* _WORK TO BE COMPLETED_: Scan the entries below for the word "code". Copy each line that has it.

* _GIVEN RECORDS_:

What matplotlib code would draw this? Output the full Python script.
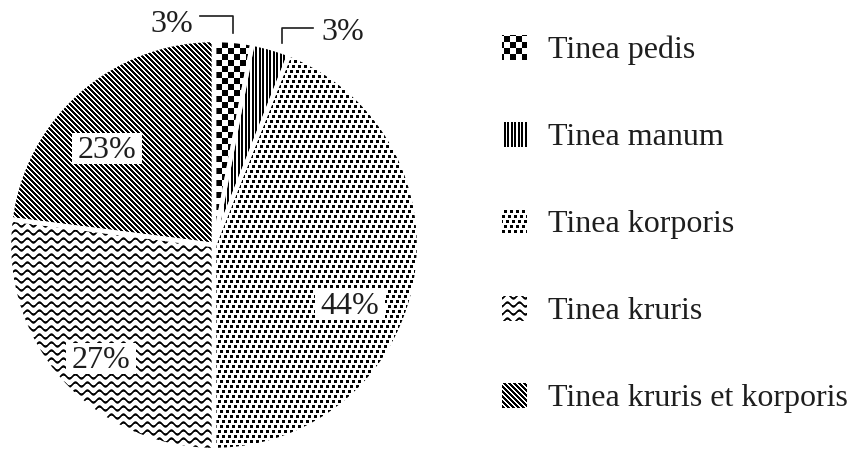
"""Pie chart of tinea cases by type, black-and-white textured slices."""

import numpy as np
import matplotlib
matplotlib.use("Agg")
import matplotlib.pyplot as plt
from matplotlib.patches import Rectangle

W, H = 854, 454

categories = ["Tinea pedis", "Tinea manum", "Tinea korporis",
              "Tinea kruris", "Tinea kruris et korporis"]
values = [3, 3, 44, 27, 23]
textures = ["checker", "vertical", "dots", "wavy", "diagonal"]

# label positions in image pixels (x, y from top)
label_pos = [(172, 22), (343, 29), (350, 303), (101, 358), (107, 148)]
boxed = [False, False, True, True, True]

plt.rcParams["font.family"] = ["Liberation Serif", "DejaVu Serif"]
TEXT = "#1e1e1e"
FS = 23


def make_texture(kind):
    """Return a darkness array (1 = black) covering the whole figure."""
    yy, xx = np.mgrid[0:H, 0:W]
    if kind == "checker":
        return ((xx // 6 + yy // 6) % 2 == 0).astype(float)
    if kind == "vertical":
        return np.isin(xx % 7, [0, 1, 3, 4]).astype(float)
    if kind == "diagonal":
        return ((xx - yy) % 5 < 3).astype(float)
    if kind == "dots":
        row = yy // 5
        shifted = (xx + 2 * row) % 6
        return ((shifted < 3) & (yy % 5 < 3)).astype(float)
    if kind == "wavy":
        wave = yy + 2.0 * np.sin(2 * np.pi * xx / 12.0)
        d = np.abs(((wave + 4) % 8) - 4)
        return np.clip(1.7 - d, 0, 1)
    return np.zeros((H, W))


def px(x, y):
    return x, H - y


fig = plt.figure(figsize=(W / 100, H / 100), dpi=100)
ax = fig.add_axes([0, 0, 1, 1])

cx, cy = px(214, 245)
wedges, _ = ax.pie(values, center=(cx, cy), radius=205, startangle=90,
                   counterclock=False,
                   wedgeprops=dict(edgecolor="white", linewidth=3.2))

for wedge, kind in zip(wedges, textures):
    img = make_texture(kind)
    wedge.set_facecolor("none")
    wedge.set_zorder(2)
    im = ax.imshow(img, cmap="gray_r", vmin=0, vmax=1, extent=(0, W, 0, H),
                   origin="upper", interpolation="nearest", zorder=1)
    im.set_clip_path(wedge)

# percent labels
for (x, y), v, box in zip(label_pos, values, boxed):
    if box:
        bx, by = px(x - 35, y + 15.5)
        ax.add_patch(Rectangle((bx, by), 70, 31, facecolor="white",
                               edgecolor="none", zorder=3))
    ax.text(*px(x, y + 10.5), f"{v}%", ha="center", va="baseline",
            fontsize=FS, color=TEXT, zorder=4)

# leader lines for the two small slices
ax.plot(*zip(px(200, 16), px(233, 16), px(233, 33)), color=TEXT, lw=1.2,
        zorder=4)
ax.plot(*zip(px(282, 43), px(282, 28), px(313, 28)), color=TEXT, lw=1.2,
        zorder=4)

# legend
for i, (name, kind) in enumerate(zip(categories, textures)):
    yc = 47 + 87 * i
    x0, y0 = px(502, yc + 13)
    sq = Rectangle((x0, y0), 25, 25, facecolor="none", edgecolor="none")
    ax.add_patch(sq)
    im = ax.imshow(make_texture(kind), cmap="gray_r", vmin=0, vmax=1,
                   extent=(0, W, 0, H), origin="upper",
                   interpolation="nearest", zorder=1)
    im.set_clip_path(sq)
    ax.text(*px(548, yc + 11), name, ha="left", va="baseline",
            fontsize=FS, color=TEXT)

ax.set_xlim(0, W)
ax.set_ylim(0, H)
ax.axis("off")

fig.savefig("out.png", dpi=100)
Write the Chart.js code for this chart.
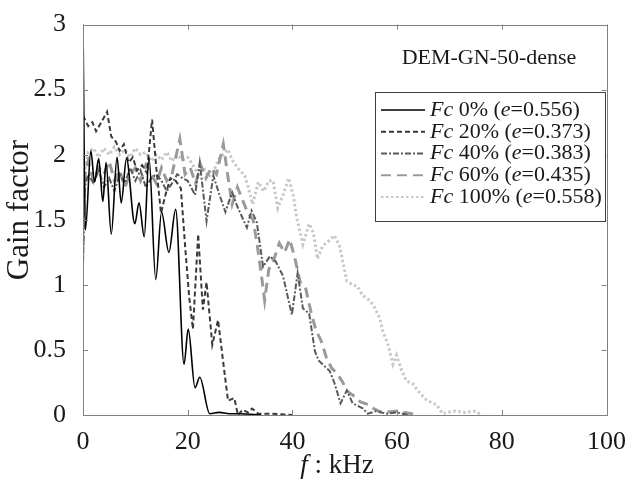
<!DOCTYPE html>
<html>
<head>
<meta charset="utf-8">
<script src="https://cdn.jsdelivr.net/npm/chart.js@4.4.0/dist/chart.umd.min.js"></script>
<style>
html, body { margin: 0; padding: 0; background: #fff; }
#wrap { width: 630px; height: 493px; }
</style>
</head>
<body>
<div id="wrap"><canvas id="gain"></canvas></div>
<script>
// frequency (kHz) and gain factor, one pair of arrays per series
var f0 = [0, 0.45, 1.5, 2.2, 3.0, 3.8, 4.4, 5.4, 6.5, 7.3, 8.3, 9.9, 10.7, 11.7, 12.6, 13.9, 15.0, 16.4, 17.7, 19.3, 20.1, 21.4, 22.3, 24.2, 26, 28, 30, 34];
var g0 = [3.0, 1.42, 2.03, 1.79, 1.97, 1.64, 1.94, 1.39, 1.98, 1.63, 1.97, 1.47, 1.63, 1.37, 1.98, 1.04, 1.56, 1.25, 1.58, 0.39, 0.66, 0.21, 0.29, 0.01, 0.02, 0.01, 0.01, 0.0];

var f20 = [0, 1.0, 1.8, 2.5, 3.5, 4.6, 5.4, 6.3, 7.0, 7.8, 8.7, 9.5, 10.3, 11.3, 12.2, 13.2, 14.0, 14.9, 15.8, 16.7, 17.7, 18.7, 19.5, 20.3, 21.0, 22.0, 22.9, 23.6, 24.7, 25.8, 26.8, 27.7, 28.9, 29.6, 30.5, 31.5, 32.3, 33.5, 36, 40];
var g20 = [2.3, 2.22, 2.25, 2.18, 2.25, 2.33, 2.14, 2.1, 2.03, 2.08, 1.94, 1.98, 1.88, 1.92, 1.86, 2.27, 1.9, 1.55, 1.7, 1.82, 1.8, 1.74, 1.3, 0.9, 0.66, 1.39, 0.81, 1.02, 0.54, 0.73, 0.4, 0.11, 0.13, 0.0, 0.04, 0.02, 0.05, 0.01, 0.01, 0.0];

var f40 = [0, 0.3, 1, 2, 3, 4, 5, 6, 7, 8, 9, 10, 11, 12, 13, 14, 15, 16, 17, 18, 19, 20, 21.4, 22.3, 23.6, 24.9, 26, 27.2, 28.5, 29.5, 31.3, 32.2, 33.2, 34.4, 35.7, 36.8, 38.2, 39.9, 41, 42, 43.2, 44.3, 45, 46, 47.1, 48, 49.2, 50.4, 51.5, 53.5, 54.4, 56, 58, 60, 62];
var g40 = [1.15, 1.75, 1.85, 1.78, 1.88, 1.75, 1.82, 1.72, 1.85, 1.78, 1.9, 1.8, 1.88, 1.75, 1.82, 1.85, 1.8, 1.72, 1.78, 1.85, 1.82, 1.8, 1.69, 1.94, 1.49, 1.84, 1.7, 1.56, 1.71, 1.6, 1.44, 1.57, 1.48, 1.14, 1.22, 1.18, 1.07, 0.77, 1.09, 0.82, 0.78, 0.49, 0.42, 0.38, 0.34, 0.25, 0.09, 0.19, 0.09, 0.05, 0.01, 0.03, 0.01, 0.02, 0.0];

var f60 = [0, 0.4, 1, 2, 3, 4, 5, 6, 7, 8, 9, 10, 11, 12, 13, 14, 15, 16, 17, 18.5, 19.5, 20.5, 21.5, 22.5, 23.5, 24.5, 25.5, 26.8, 27.8, 28.5, 29.5, 30.5, 31.5, 32.5, 33.3, 34, 34.7, 35.5, 36.5, 37.5, 38.5, 39.5, 40.5, 41.5, 42.5, 43.5, 44.5, 45.5, 46.5, 47.5, 48.5, 49.5, 50.5, 52, 53, 54.5, 55.5, 57, 60, 64];
var g60 = [1.3, 1.85, 1.95, 1.8, 1.9, 1.85, 1.95, 1.8, 1.88, 1.75, 1.85, 1.9, 1.8, 1.92, 1.85, 1.78, 1.9, 1.8, 1.85, 2.12, 1.85, 1.9, 1.78, 1.92, 1.82, 1.9, 1.85, 2.08, 1.8, 1.62, 1.75, 1.65, 1.55, 1.5, 1.3, 1.1, 0.88, 1.12, 1.2, 1.32, 1.25, 1.35, 1.2, 1.02, 0.98, 0.8, 0.65, 0.57, 0.44, 0.36, 0.32, 0.26, 0.18, 0.14, 0.1, 0.08, 0.05, 0.02, 0.03, 0.0];

var f100 = [0, 0.4, 1, 2, 3, 4, 5, 6, 7, 8, 9, 10, 11, 12, 13, 14, 15, 16, 17, 18, 19, 20, 21, 22, 23, 24, 24.9, 26, 27.7, 28.5, 29.5, 30.9, 31.5, 32.4, 33.5, 34.5, 35.5, 36.3, 37.2, 38.2, 39.3, 40.2, 40.8, 42, 43.2, 44, 44.8, 45.8, 47, 48, 49, 50.4, 51.5, 52.4, 53.4, 54.8, 55.8, 56.7, 57.3, 58.2, 59.2, 59.9, 60.8, 61.8, 63, 64.3, 65.5, 66.8, 67.5, 68.7, 69.5, 71, 73, 75, 76];
var g100 = [1.2, 1.9, 2.02, 2.05, 1.98, 2.05, 2.0, 2.06, 2.0, 2.04, 1.98, 2.05, 2.0, 2.02, 1.95, 2.0, 1.96, 2.02, 1.95, 2.0, 1.96, 1.98, 1.92, 1.85, 1.9, 1.83, 1.87, 1.97, 2.04, 1.96, 1.9, 1.84, 1.76, 1.62, 1.79, 1.72, 1.8, 1.8, 1.59, 1.69, 1.82, 1.68, 1.52, 1.31, 1.47, 1.4, 1.2, 1.3, 1.34, 1.38, 1.3, 1.03, 1.0, 0.99, 0.92, 0.88, 0.82, 0.74, 0.64, 0.55, 0.39, 0.46, 0.35, 0.26, 0.24, 0.17, 0.12, 0.09, 0.08, 0.01, 0.02, 0.03, 0.02, 0.03, 0.0];

var xTicks = [0, 20, 40, 60, 80, 100];
var yTicks = [0, 0.5, 1, 1.5, 2, 2.5, 3];

var labels = [
  [' 0% (', '=0.556)'],
  [' 20% (', '=0.373)'],
  [' 40% (', '=0.383)'],
  [' 60% (', '=0.435)'],
  [' 100% (', '=0.558)']
];

var serif = "'Liberation Serif', 'Times New Roman', serif";

function pairs(f, g) {
  var out = [];
  for (var i = 0; i < f.length && i < g.length; i++) out.push({x: f[i], y: g[i]});
  return out;
}

// draw a run of text pieces, some italic, starting at x
function runText(ctx, pieces, x, y, size) {
  for (var i = 0; i < pieces.length; i++) {
    ctx.font = (pieces[i][1] ? 'italic ' : '') + size + 'px ' + serif;
    ctx.fillText(pieces[i][0], x, y);
    x += ctx.measureText(pieces[i][0]).width;
  }
  return x;
}
function runWidth(ctx, pieces, size) {
  var w = 0;
  for (var i = 0; i < pieces.length; i++) {
    ctx.font = (pieces[i][1] ? 'italic ' : '') + size + 'px ' + serif;
    w += ctx.measureText(pieces[i][0]).width;
  }
  return w;
}

var deco = {
  id: 'deco',
  afterDraw: function(chart) {
    var ctx = chart.ctx, a = chart.chartArea, xs = chart.scales.x, ys = chart.scales.y;
    ctx.save();
    // axes box
    ctx.strokeStyle = '#808080';
    ctx.lineWidth = 1;
    ctx.setLineDash([]);
    ctx.strokeRect(Math.round(a.left) + 0.5, Math.round(a.top) + 0.5, Math.round(a.right - a.left), Math.round(a.bottom - a.top));
    // inward tick marks
    ctx.beginPath();
    xTicks.forEach(function(v) {
      var px = Math.round(xs.getPixelForValue(v)) + 0.5;
      ctx.moveTo(px, a.bottom); ctx.lineTo(px, a.bottom - 5);
      ctx.moveTo(px, a.top); ctx.lineTo(px, a.top + 5);
    });
    yTicks.forEach(function(v) {
      var py = Math.round(ys.getPixelForValue(v)) + 0.5;
      ctx.moveTo(a.left, py); ctx.lineTo(a.left + 5, py);
      ctx.moveTo(a.right, py); ctx.lineTo(a.right - 5, py);
    });
    ctx.stroke();

    ctx.fillStyle = '#1a1a1a';
    ctx.textBaseline = 'middle';
    ctx.textAlign = 'left';

    // axis titles
    var xt = [['f', true], [' : kHz', false]];
    var w = runWidth(ctx, xt, 27);
    runText(ctx, xt, 337 - w / 2, 466, 27);

    ctx.save();
    ctx.translate(20, 210);
    ctx.rotate(-Math.PI / 2);
    ctx.textAlign = 'center';
    ctx.font = '31px ' + serif;
    ctx.fillText('Gain factor', 0, 0);
    ctx.restore();

    // caption inside the axes
    ctx.textAlign = 'center';
    ctx.font = '22px ' + serif;
    ctx.fillText('DEM-GN-50-dense', 489, 58);
    ctx.textAlign = 'left';

    // legend
    var bx = 375, by = 92, bw = 230, bh = 129;
    ctx.fillStyle = '#fff';
    ctx.fillRect(bx, by, bw, bh);
    ctx.strokeStyle = '#404040';
    ctx.strokeRect(bx + 0.5, by + 0.5, bw, bh);
    chart.data.datasets.forEach(function(ds, i) {
      var ry = 110 + i * 21.75;
      ctx.save();
      ctx.strokeStyle = ds.borderColor;
      ctx.lineWidth = Math.min(ds.borderWidth, 2);
      ctx.setLineDash(ds.borderDash || []);
      ctx.beginPath();
      ctx.moveTo(381, ry); ctx.lineTo(425, ry);
      ctx.stroke();
      ctx.restore();
      ctx.fillStyle = '#1a1a1a';
      runText(ctx, [['Fc', true], [labels[i][0], false], ['e', true], [labels[i][1], false]], 430, ry, 22);
    });
    ctx.restore();
  }
};

new Chart(document.getElementById('gain'), {
  type: 'line',
  data: {
    datasets: [
      { label: 'Fc 0%', data: pairs(f0, g0), borderColor: '#000000', borderWidth: 1.6, cubicInterpolationMode: 'monotone', order: 0 },
      { label: 'Fc 20%', data: pairs(f20, g20), borderColor: '#3a3a3a', borderWidth: 2, borderDash: [5, 3], order: 1 },
      { label: 'Fc 40%', data: pairs(f40, g40), borderColor: '#5a5a5a', borderWidth: 2, borderDash: [6, 2, 2, 2], order: 2 },
      { label: 'Fc 60%', data: pairs(f60, g60), borderColor: '#9a9a9a', borderWidth: 3, borderDash: [10, 6], order: 3 },
      { label: 'Fc 100%', data: pairs(f100, g100), borderColor: '#c8c8c8', borderWidth: 3, borderDash: [2.5, 2.5], order: 4 }
    ]
  },
  options: {
    responsive: true,
    maintainAspectRatio: false,
    animation: false,
    layout: { padding: { top: 16, right: 23, left: 0, bottom: 0 } },
    elements: { point: { radius: 0 }, line: { tension: 0, fill: false } },
    plugins: { legend: { display: false }, tooltip: { enabled: false } },
    scales: {
      x: {
        type: 'linear', min: 0, max: 100,
        afterFit: function(s) { s.height = 78; },
        grid: { display: false },
        border: { display: false },
        ticks: { stepSize: 20, padding: 4, color: '#1a1a1a', maxRotation: 0, font: { family: serif, size: 26 } }
      },
      y: {
        min: 0, max: 3,
        afterFit: function(s) { s.width = 83; },
        grid: { display: false },
        border: { display: false },
        ticks: { stepSize: 0.5, padding: 9, color: '#1a1a1a', font: { family: serif, size: 26 },
          callback: function(v) { return String(v); } }
      }
    }
  },
  plugins: [deco]
});
</script>
</body>
</html>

* _REPLY_:
What matplotlib code would draw this? Output the full Python script.
Write the Chart.js code for this chart.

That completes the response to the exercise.